In other news one of the volunteers is trying to start radio in the barrio, for public announcements (and constant reggaeton no doubt) . . . Check out
tocarte toa (http://www.youtube.com/watch?v=3RKfnvLPdLM)

daddy yankee (http://www.youtube.com/watch?v=uHgnebZ_jYo)

or oh dear god the bachata king Frank Reyes (http://www.youtube.com/watch?v=o0CTuzPQiWY)

. . . for the popular music here.

In nature watch there are lots of birds, no idea what they are, sorry! I think the snake was a banded brown snake but not sure.

hasta pronto

Tuesday, 9 February 2010

tennents a great English beer . . .



A month now in La Prusia. The squirrels are black and white, the oranges are green and I eat more fruit in a day here than I do in a month in Scotland. Got some charity chat this week;

It´s true that Casa´s de la Esperanza must be one of the few charities that it doesn't charge money volunteers to stay. The money is made from companies sponsoring the project, and people occasionally donate. So there´s no shortage of the volunteer, and long term ones too. . A 62 year old Canadian is even here but rents a room in Granada.

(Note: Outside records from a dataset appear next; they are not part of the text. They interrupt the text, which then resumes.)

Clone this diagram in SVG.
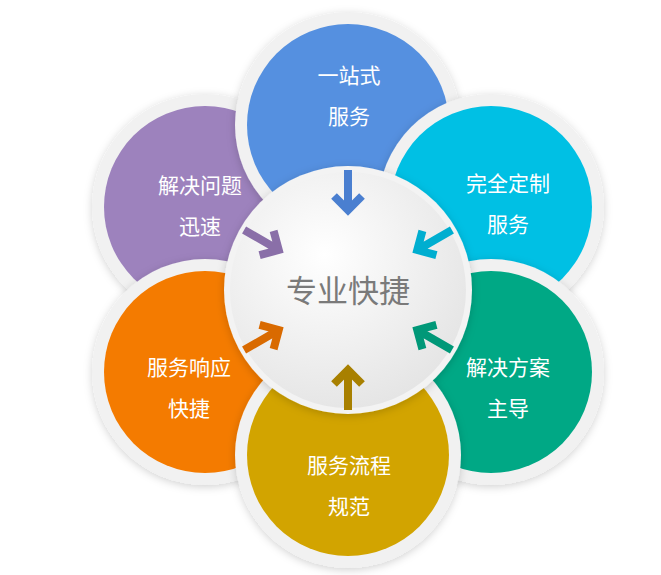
<svg xmlns="http://www.w3.org/2000/svg" width="661" height="575" viewBox="0 0 661 575">
<defs>
<filter id="sh" x="-20%" y="-20%" width="140%" height="140%"><feDropShadow dx="0" dy="2" stdDeviation="4" flood-color="#000" flood-opacity="0.18"/></filter>
<radialGradient id="cg" cx="0.4" cy="0.35" r="0.7"><stop offset="0" stop-color="#ffffff"/><stop offset="1" stop-color="#e4e4e4"/></radialGradient>
<style>
.ring{fill:#f1f1f1;filter:url(#sh)}
.t{font-family:"Noto Sans CJK SC",sans-serif;font-size:21px;fill:#fff;text-anchor:middle}
.ar{fill:none;stroke-width:8}
</style>
</defs>
<g id="n-purple"><circle class="ring" cx="205" cy="207" r="113"/><circle cx="205" cy="207" r="101" fill="#9d82bd"/><text class="t" x="200" y="193">解决问题</text><text class="t" x="200" y="234">迅速</text></g>
<g id="n-blue"><circle class="ring" cx="348" cy="125" r="113"/><circle cx="348" cy="125" r="101" fill="#5590e0"/><text class="t" x="349" y="83">一站式</text><text class="t" x="349" y="124">服务</text></g>
<g id="n-cyan"><circle class="ring" cx="491" cy="207" r="113"/><circle cx="491" cy="207" r="101" fill="#00c0e4"/><text class="t" x="508" y="191">完全定制</text><text class="t" x="508" y="232">服务</text></g>
<g id="n-green"><circle class="ring" cx="491" cy="372" r="113"/><circle cx="491" cy="372" r="101" fill="#00a885"/><text class="t" x="508" y="375">解决方案</text><text class="t" x="508" y="416">主导</text></g>
<g id="n-orange"><circle class="ring" cx="205" cy="372" r="113"/><circle cx="205" cy="372" r="101" fill="#f47b00"/><text class="t" x="189" y="375">服务响应</text><text class="t" x="189" y="416">快捷</text></g>
<g id="n-yellow"><circle class="ring" cx="348" cy="455" r="113"/><circle cx="348" cy="455" r="101" fill="#d2a400"/><text class="t" x="349" y="473">服务流程</text><text class="t" x="349" y="514">规范</text></g>
<g id="n-center"><circle cx="348" cy="290" r="124" fill="#f3f3f3" filter="url(#sh)"/><circle cx="348" cy="290" r="118" fill="url(#cg)"/><text x="348" y="302" text-anchor="middle" font-family="Noto Sans CJK SC,sans-serif" font-size="31" fill="#7a7a7a">专业快捷</text></g>
<g id="connectors">
<g transform="rotate(0 348 290)"><path class="ar" stroke="#4a7fd0" d="M348 170V210M334 196L348 210L362 196"/></g>
<g transform="rotate(60 348 290)"><path class="ar" stroke="#00aed0" d="M348 170V210M334 196L348 210L362 196"/></g>
<g transform="rotate(120 348 290)"><path class="ar" stroke="#009878" d="M348 170V210M334 196L348 210L362 196"/></g>
<g transform="rotate(180 348 290)"><path class="ar" stroke="#a88000" d="M348 170V210M334 196L348 210L362 196"/></g>
<g transform="rotate(240 348 290)"><path class="ar" stroke="#d96a00" d="M348 170V210M334 196L348 210L362 196"/></g>
<g transform="rotate(300 348 290)"><path class="ar" stroke="#8a6fa8" d="M348 170V210M334 196L348 210L362 196"/></g>
</g>
</svg>
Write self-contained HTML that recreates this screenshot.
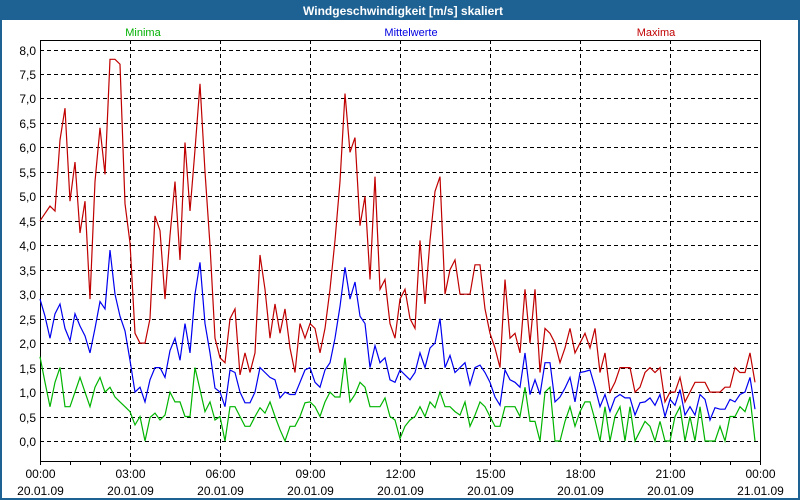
<!DOCTYPE html>
<html><head><meta charset="utf-8"><style>
html,body{margin:0;padding:0;background:#fff}
#wrap{position:relative;width:800px;height:500px;overflow:hidden;font-family:"Liberation Sans",sans-serif}
</style></head><body>
<div id="wrap">
<svg id="chart" width="800" height="500" viewBox="0 0 800 500" xmlns="http://www.w3.org/2000/svg">
<rect x="0" y="0" width="800" height="500" fill="#1e6193"/>
<rect x="2" y="20" width="796" height="478" fill="#ffffff"/>
<text x="403" y="15" text-anchor="middle" fill="#fff" font-weight="bold" font-size="12">Windgeschwindigkeit [m/s] skaliert</text>
<text x="143" y="36" text-anchor="middle" fill="#00b000" font-size="11">Minima</text>
<text x="411" y="36" text-anchor="middle" fill="#0000e0" font-size="11">Mittelwerte</text>
<text x="656" y="36" text-anchor="middle" fill="#c00000" font-size="11">Maxima</text>
<g id="grid"></g>
<g id="axes"></g>
<g id="series"></g>
</svg>
</div>
<script>
const yTicks = [0,0.5,1,1.5,2,2.5,3,3.5,4,4.5,5,5.5,6,6.5,7,7.5,8];
const xTickHours = [0,3,6,9,12,15,18,21,24];
const xTimeLabels = ["00:00","03:00","06:00","09:00","12:00","15:00","18:00","21:00","00:00"];
const xDateLabels = ["20.01.09","20.01.09","20.01.09","20.01.09","20.01.09","20.01.09","20.01.09","20.01.09","21.01.09"];
const stepMinutes = 10;
const minima = [1.72,1.2,0.7,1.2,1.5,0.7,0.7,1.0,1.3,1.0,0.7,1.1,1.3,1.0,1.1,0.9,0.8,0.7,0.6,0.33,0.5,0.0,0.48,0.57,
0.43,0.53,1.0,0.8,0.8,0.5,0.5,1.5,1.05,0.6,0.8,0.43,0.5,0.0,0.7,0.7,0.5,0.3,0.3,0.5,0.68,0.57,0.8,0.5,
0.23,0.0,0.3,0.3,0.5,0.78,0.8,0.7,0.5,0.8,1.0,0.9,0.9,1.7,0.8,0.95,1.2,1.1,0.7,0.7,0.7,0.88,0.5,0.43,
0.05,0.3,0.43,0.5,0.7,0.5,0.8,0.68,1.0,0.7,0.7,0.6,0.53,0.8,0.3,0.53,0.8,0.7,0.5,0.3,0.3,0.7,0.7,0.7,
0.5,1.1,0.4,0.4,0.0,1.0,1.1,0.0,0.0,0.4,0.7,0.3,0.6,0.8,0.8,0.43,0.0,0.7,0.0,0.5,0.7,0.0,0.7,0.0,
0.2,0.4,0.3,0.0,0.4,0.0,0.0,0.5,0.7,0.0,0.5,0.0,0.7,0.0,0.0,0.0,0.3,0.0,0.5,0.5,0.7,0.6,0.9,0.0];
const mittelwerte = [2.9,2.55,2.1,2.6,2.8,2.3,2.05,2.6,2.35,2.15,1.8,2.3,2.85,2.7,3.9,3.0,2.55,2.25,1.65,1.0,1.1,0.8,1.25,1.5,
1.5,1.3,1.85,2.1,1.65,2.4,1.8,3.0,3.65,2.4,1.8,1.08,1.0,0.7,1.45,1.4,1.0,0.78,0.78,1.0,1.5,1.4,1.3,1.25,
0.88,1.0,0.95,0.95,1.2,1.45,1.5,1.2,1.1,1.45,1.6,2.1,2.75,3.55,2.9,3.25,2.55,2.4,1.5,1.95,1.6,1.7,1.25,1.2,
1.45,1.35,1.25,1.4,1.8,1.5,1.9,2.0,2.5,1.5,1.75,1.4,1.5,1.6,1.15,1.5,1.55,1.4,1.2,0.9,0.73,1.45,1.25,1.2,
1.1,1.8,0.95,1.25,0.95,1.6,1.6,0.8,0.9,1.08,1.3,0.8,1.4,1.42,1.45,1.1,0.7,0.95,0.6,0.88,0.95,0.88,0.88,0.53,
0.78,0.8,0.88,0.73,0.95,0.5,0.85,0.73,1.05,0.53,0.7,0.53,0.95,0.85,0.43,0.68,0.65,0.65,0.85,0.8,0.95,1.0,1.3,0.65];
const maxima = [4.5,4.65,4.8,4.7,6.15,6.8,4.9,5.7,4.25,4.9,2.9,5.3,6.4,5.45,7.8,7.8,7.7,4.85,4.05,2.2,2.0,2.0,2.5,4.6,
4.3,2.9,4.2,5.3,3.7,6.1,4.7,5.95,7.3,5.5,4.0,2.1,1.7,1.6,2.5,2.7,1.35,1.8,1.4,1.8,3.8,3.1,2.1,2.8,
2.2,2.7,1.9,1.4,2.4,2.1,2.4,2.3,1.8,2.3,3.1,4.1,5.3,7.1,5.9,6.2,4.4,5.0,3.3,5.4,3.1,3.3,2.4,2.1,
2.9,3.1,2.5,2.3,4.1,2.8,4.1,5.1,5.4,3.0,3.5,3.7,3.0,3.0,3.0,3.6,3.6,2.7,2.2,1.9,1.5,3.3,2.1,2.2,
1.8,3.1,2.0,3.1,1.4,2.3,2.2,2.0,1.6,1.9,2.3,1.8,2.0,2.2,1.9,2.3,1.4,1.8,1.0,1.2,1.5,1.5,1.5,1.0,
1.1,1.4,1.5,1.4,1.5,0.8,1.0,1.0,1.3,0.8,1.0,1.2,1.2,1.2,1.0,1.0,1.0,1.1,1.1,1.5,1.4,1.4,1.8,1.2];

const NS="http://www.w3.org/2000/svg";
const PL=40, PR=760, PT=40, PB=461;
const Y0=441, Y8=49.5;
function xScale(h){return PL+(PR-PL)*h/24;}
function yScale(v){return Y0+(Y8-Y0)*v/8;}
function mk(tag,attrs,parent){const e=document.createElementNS(NS,tag);for(const k in attrs)e.setAttribute(k,attrs[k]);parent.appendChild(e);return e;}
const grid=document.getElementById('grid'), axes=document.getElementById('axes'), series=document.getElementById('series');

yTicks.forEach(v=>{
  const y=Math.round(yScale(v))+0.5;
  const l=mk('line',{x1:PL,x2:PR,y1:y,y2:y,stroke:'#000','stroke-dasharray':'4,3','stroke-width':1},grid);
  
  
  const t=mk('text',{x:36,y:y+4.5,'text-anchor':'end','font-size':12,fill:'#000'},axes);
  t.textContent=v.toFixed(1).replace('.',',');
  
  
});
xTickHours.forEach((h,i)=>{
  const x=Math.round(xScale(h))+0.5;
  if(h>0&&h<24){
    const l=mk('line',{x1:x,x2:x,y1:PT,y2:PB,stroke:'#000','stroke-dasharray':'4,3','stroke-width':1},grid);
    
    
  }
  const t1=mk('text',{x:x,y:478,'text-anchor':'middle','font-size':12,fill:'#000'},axes);
  t1.textContent=xTimeLabels[i];
  
  
  const t2=mk('text',{x:x,y:495,'text-anchor':'middle','font-size':12,fill:'#000'},axes);
  t2.textContent=xDateLabels[i];
  
  
});
for(let h=0;h<=24;h++){
  const x=Math.round(xScale(h))+0.5;
  const l=mk('line',{x1:x,x2:x,y1:PB,y2:PB+4,stroke:'#000'},axes);
  
  
}
const frame=mk('path',{d:`M${PL+0.5},${PT+0.5}H${PR+0.5}V${PB+0.5}H${PL+0.5}Z`,fill:'none',stroke:'#000','stroke-width':1},axes);



function drawSeries(data,color,name){
  const pts=data.map((v,i)=>xScale(i*stepMinutes/60).toFixed(1)+','+yScale(v).toFixed(1)).join(' ');
  const p=mk('polyline',{points:pts,fill:'none',stroke:color,'stroke-width':1.2,'stroke-linejoin':'miter'},series);
  
  
}
drawSeries(minima,'#00b400','series-minima');
drawSeries(mittelwerte,'#0000f0','series-mittelwerte');
drawSeries(maxima,'#c00000','series-maxima');
</script>
</body></html>
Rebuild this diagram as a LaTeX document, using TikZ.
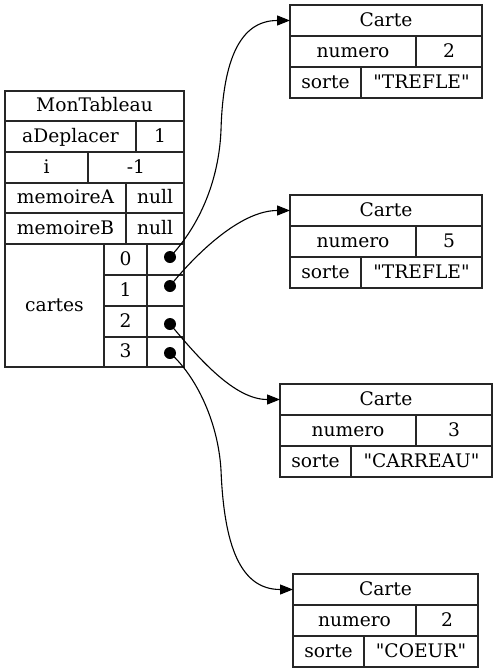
\documentclass[tikz,border=0pt]{standalone}
\usepackage{fontspec}
\setmainfont{DejaVu Serif}[Ligatures=TeXOff]
\usetikzlibrary{arrows.meta}
\tikzset{
  lbl/.style={font=\fontsize{18.67}{22}\selectfont, inner sep=0pt, anchor=base},
  tbl/.style={draw=black!85, line width=1.1pt},
  conn/.style={line width=1.1pt, -{Triangle[length=13pt,width=10pt]}},
  dotmark/.style={fill=black}
}
\newcommand\carte[8]{%
  \draw[tbl] (#2,#3) rectangle (#4,#3+93);
  \draw[tbl] (#2,#3+31) -- (#4,#3+31) (#2,#3+62) -- (#4,#3+62);
  \draw[tbl] (#5,#3+31) -- (#5,#3+62) (#6,#3+62) -- (#6,#3+93);
  \node[lbl] (#1t) at ({(#2+#4)/2},#3+21.2) {Carte};
  \node[lbl] (#1n) at ({(#2+#5)/2},#3+52.2) {numero};
  \node[lbl] (#1v) at ({(#5+#4)/2},#3+52.2) {#7};
  \node[lbl] (#1s) at ({(#2+#6)/2},#3+83.2) {sorte};
  \node[lbl] (#1w) at ({(#6+#4)/2},#3+83.2) {#8};
}
\begin{document}
\begin{tikzpicture}[x=1pt,y=-1pt]
\useasboundingbox (0,0) rectangle (497,672);
% main table
\draw[tbl] (5,91) rectangle (184,367);
\draw[tbl] (5,121) -- (184,121) (5,152) -- (184,152) (5,183) -- (184,183)
  (5,213) -- (184,213) (5,244) -- (184,244);
\draw[tbl] (136,121) -- (136,152) (88,152) -- (88,183) (126,183) -- (126,244);
\draw[tbl] (104,244) -- (104,367) (147,244) -- (147,367);
\draw[tbl] (104,275) -- (184,275) (104,306) -- (184,306) (104,337) -- (184,337);
\node[lbl] (mt) at (94.5,111.7) {MonTableau};
\node[lbl] (ad) at (70.5,142.2) {aDeplacer};
\node[lbl] (adv) at (160,142.2) {1};
\node[lbl] (ii) at (46.5,173.2) {i};
\node[lbl] (iv) at (136,173.2) {-1};
\node[lbl] (ma) at (65.5,203.7) {memoireA};
\node[lbl] (mav) at (155,203.7) {null};
\node[lbl] (mb) at (65.5,234.2) {memoireB};
\node[lbl] (mbv) at (155,234.2) {null};
\node[lbl] (ca) at (54.5,311.2) {cartes};
\node[lbl] (k0) at (125.5,265.2) {0};
\node[lbl] (k1) at (125.5,296.2) {1};
\node[lbl] (k2) at (125.5,327.2) {2};
\node[lbl] (k3) at (125.5,357.7) {3};
% dots
\coordinate (d0) at (170,257);
\coordinate (d1) at (170,286);
\coordinate (d2) at (170,324);
\coordinate (d3) at (170,353);
\foreach \d in {d0,d1,d2,d3} \fill[dotmark] (\d) circle[radius=6pt];
% cards
\carte{a}{290}{5}{482}{416}{361}{2}{"TREFLE"}
\carte{b}{290}{195}{482}{416}{361}{5}{"TREFLE"}
\carte{c}{280}{384}{492}{416}{351}{3}{"CARREAU"}
\carte{e}{293}{574}{478}{416}{364}{2}{"COEUR"}
\coordinate (c1) at (290,20.5);
\coordinate (c2) at (290,210.5);
\coordinate (c3) at (280,399.5);
\coordinate (c4) at (293,589.5);
% connectors
\draw[conn] (d0) .. controls (200,225) and (219,180) .. (221,130)
  .. controls (223,60) and (240,20.5) .. (c1);
\draw[conn] (d1) .. controls (195,255) and (240,210.5) .. (c2);
\draw[conn] (d2) .. controls (200,360) and (235,399.5) .. (c3);
\draw[conn] (d3) .. controls (195,375) and (218,420) .. (221,470)
  .. controls (224,545) and (240,589.5) .. (c4);
\end{tikzpicture}
\end{document}
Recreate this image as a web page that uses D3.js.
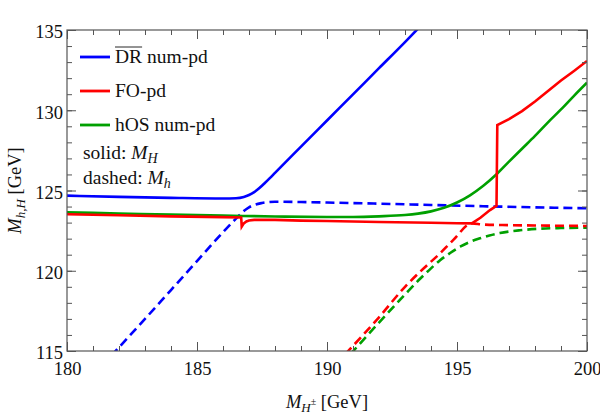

He did say to me this week that English beer is terrible because of going into a shop in Manchester and buying Tennents, which was pretty funny . . The point in the charity was initially to build homes for people so they could own land/property, but that´s just the tip of the iceberg. Then everyone needs jobs to pay back the charity for the homes, which are hard to find anywhere (like chicken and the egg situation). So thats the part where people get trained in construction skills (welding, diggers, etc..).

So the charity brought electricity and water to this area 5 years ago, but people still forage for dead wood for cooking in the forest. if no concrete homes were built maybe more forest would be chopped for timber squatter houses . . [Bought myself a hammock by the way, it is awesome] . . The people put in the time to build their own new houses but if they can't afford to pay the charity back through micro-business then the charity relies on donations too much . . [the original idea was influenced by Muhammad Yunus the economist who gave loans for poor entrepreneurs from his bank and stayed solvent, and got noble peace prize] . . The charity has a welding school that starts soon, and along with the drivers of the two mini-diggers (that get plenty of work) [I want one], more of the community should have jobs. . ok enough . . education, etc but I know less about that. .

My BACK is quite stiff, we mixed about 20 bags of cement on Friday to do the floor and now a different guy is coming to do the roof. .





There´s snakes here saw a big one yesterday and found chopped one, awesome reptile. . .and also an evil looking spider, which you can compare your house spiders to if you get scared.

Any comments or questions are much appreciated from this side!